Тираж того, что я назвал «новым словом» – будь то действительно уже «одно слово», чему-то в жизни соответствующее, или крылатая и краткая система слов, это «одно слово» заменяющая, или целое сочинение, это новое несуществующее слово окружающее и выражающее, или даже целое творчество, многотомье, однако определяющее собою в целом некую систему, которую можно обозначить именем человека, на которого ведется подписка, – тираж этот, по-видимому, не меньше двух экземпляров, в том смысле, что кто-то один воспринимает выраженное в том же точно значении, какое имел в виду автор. Этот минимальный тираж – доказательство несумасшествия, неабсурда, потому что два одинаковых сумасшествия встретятся с меньшей вероятностью, чем столкнутся два небесных тела. (Я не имею, естественно, в виду тот общий тираж непонимания, который достигает иногда грандиозной цифры, когда все, в силу ажиотажа, рекламы, ложной популярности, в силу некой общественной аберрации, не понимают явления в истинном смысле, однако принимая его и признавая.) Число «два» в этом случае часто больше доказательство, чем «миллион». Хотя что-то все равно выражено, отражено и этим «миллионом». (Нынешняя популярность поэтов.)

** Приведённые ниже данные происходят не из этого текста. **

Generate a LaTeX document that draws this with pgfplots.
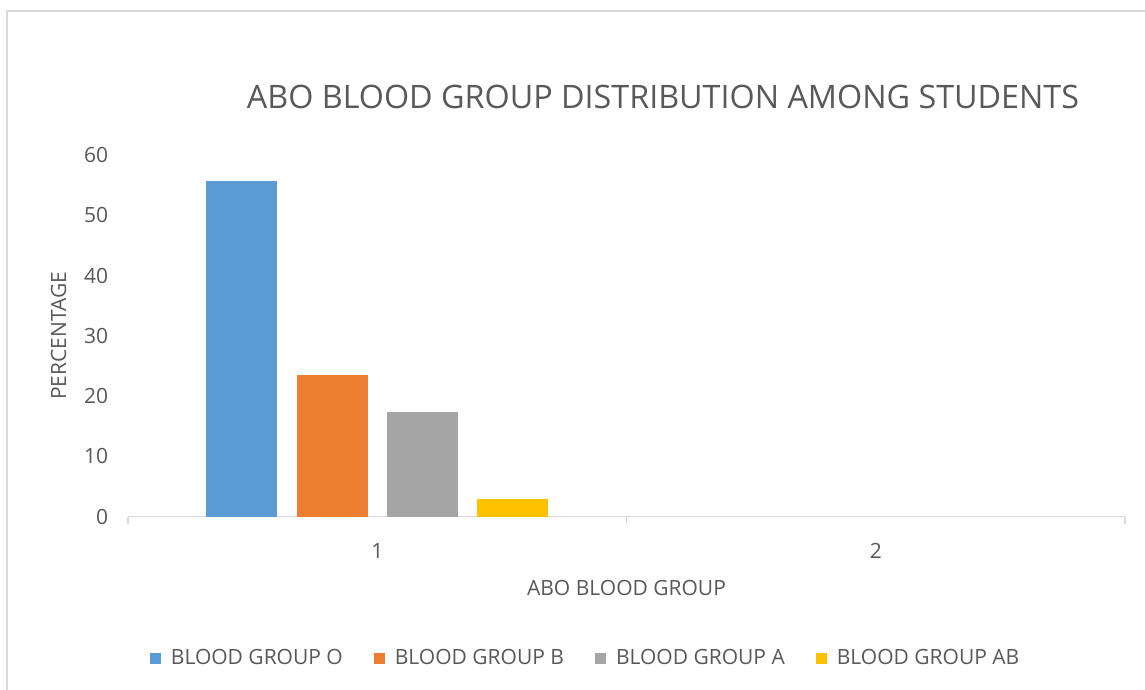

Так что если тираж «два» необходим и достаточен (он недостаточен для сохранения во времени – «рукописи таки сгорают»), то я могу пытаться доказать третьему, что я понял с помощью первого, которого сумел понять. Тут меня могут не понять, хотя я и понял. В какой-то мере я должен провести почти такую же (но нет, конечно, другую! – открытие-то сделал тот, первый!) работу, чтобы доказать третьему, что мы оба не сумасшедшие. Я вступаю в добровольцы разрушения непризнанности первого. Причем не его лично. Его лучше и не знать. Нового слова!
Вот нить бессмертия, за которую ухватился пишущий свое новое слово.
Экология слова
НИ ТЕНДЕНЦИЯ ОСОВРЕМЕНИТЬ литературный язык, ни тенденция реставрировать его по-своему не точны. Язык – таинство естественное и природное. Он вбирает в себя, он исторгает, он сохраняет свою общую, недоступную усилию одного человека цельность, он своим состоянием, даже повергающим кого-то в тревогу и отчаяние, отражает именно современную жизнь много больше, чем способен и самый лучший и славный писатель. Поэтому огорчаться следует тем, что вас огорчило, а не языком, который меняется, нашу жизнь отражая. И усилия нужны прежде всего в жизни, а не в языке. Он не получшеет отдельно. Если естественно было Тургеневу, Толстому, Бунину знать имена (потому что эти замечательные подлинно русские слова стали, за редкостью, именно именами…) птиц, деревьев, трав, то…
А вот и то. Снимали фильм в заповеднике, восхищались чистотою и первозданностью леса… «Браконьерили» потихоньку насчет лисичек (грибов), черники. А лесничий поведал мне, что совсем не так хорош стал лес, как нам кажется. Где муравейники? (А и впрямь, спохватился я, давно что-то их не видел… а сколько их было в детстве, после войны!..) Где мхи и лишайники? Ну, мхи и лишайники были налицо. Однако оказалось, что против тридцати, скажем, видов, положенных здоровому (просто здоровому, а не заповедному) лесу, здесь их было уже лишь восемнадцать… Количество муравейников, мхов и лишайников – один из основных определителей лесного здоровья. А сколько же их в лесу обычном? А теперь, спустя шесть лет, сколько осталось – в заповедном против тех восемнадцати? Учтите, что все эти мхи и лишайники тоже называются по отдельности словами, не все даже ботаническими – специальными, многие – исконными русскими.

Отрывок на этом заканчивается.